I'm modern Robin Hood, says WHO head
Dr Margaret Chan Fung Fu-chun has defended her record as head of the World Health Organisation in the face of mounting pressure by member states for reforms of the UN agency.
Chan, who is seeking a second term, said in an interview with TVB yesterday that her performance as the director general in the past few years was 'widely recognised'.
The controversial former director of health in Hong Kong said: 'The WHO director general is like an international civil servant.
'The constitution and the appointment document do state that I have to act in a fair and just manner. After 41/2 years, member states agree that I have been acting impartially.'
Likening herself to a 'modern Robin Hood', she promised to secure more funding to help upgrade the health-care services of developing countries if she could serve another five-year term.
But she said she would favour the poorer countries. 'Sometimes, some of my decisions are not welcomed by all countries.
'But at the end, they still agree that my decisions are for the interest of the underprivileged groups, for the developing countries and for the poor countries, and they respect me,' said Chan.

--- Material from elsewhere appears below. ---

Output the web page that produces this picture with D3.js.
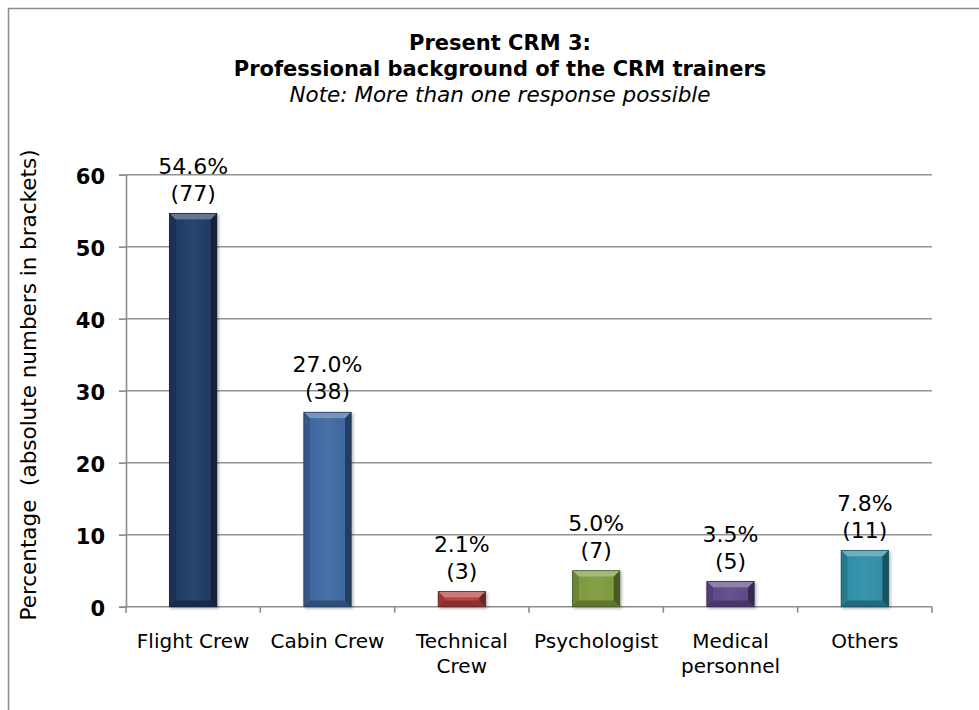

'That is why I travel a lot to visit [poor] countries to see for myself what the real situation is like there. If I only sat in the office in Geneva, seeing the beautiful scenery, without any frontline experience, what I say cannot be convincing.'
This year, Chan acknowledged the agency had to embark on reforms, especially in financial accountability, amid pressure from member states. The WHO slashed its budget by nearly US$1 billion for the next two years and cut 300 jobs at its headquarters. But its partnerships with the private sector and foundations that provide a growing share of voluntary contributions have led activists to fear the WHO's independence could be compromised.
Chan visited Beijing last month where she secured China's full support for her re-election.
Chan, 64, took office as the WHO's chief in January 2007, becoming the first Chinese to lead a United Nations agency. Her term will end next June.
Chan's career has been dogged by controversies, such as her handling of the swine flu crisis in 2009 when she was accused of 'overreaction'.
She took the step of raising the WHO's pandemic alert level to phase five for the first time in history, meaning that a global epidemic was believed to be emerging. In March, a WHO-appointed group of experts published a report criticising the agency's handling of the epidemic, saying the agency failed to dispel confusion even in the most basic definition of a pandemic.
Last year, she paid a brief visit to North Korea and praised its immunisation coverage and mother and child care. She also said she saw no shortage of doctors and nurses in the reclusive totalitarian country.
In 1997, Chan ordered all 1.5 million chickens in Hong Kong to be killed during the bird flu outbreak - two weeks after she tried to dismiss public fears by boasting that she ate chicken every day.
In 1996, she said a ban on British beef was not needed during the mad cow disease scare - two days later the government announced an immediate ban on all imports.
Chan was also accused of failing to respond in time to the outbreak of severe acute respiratory syndrome in 2003. A critical Legislative Council report said she was not 'proactive'.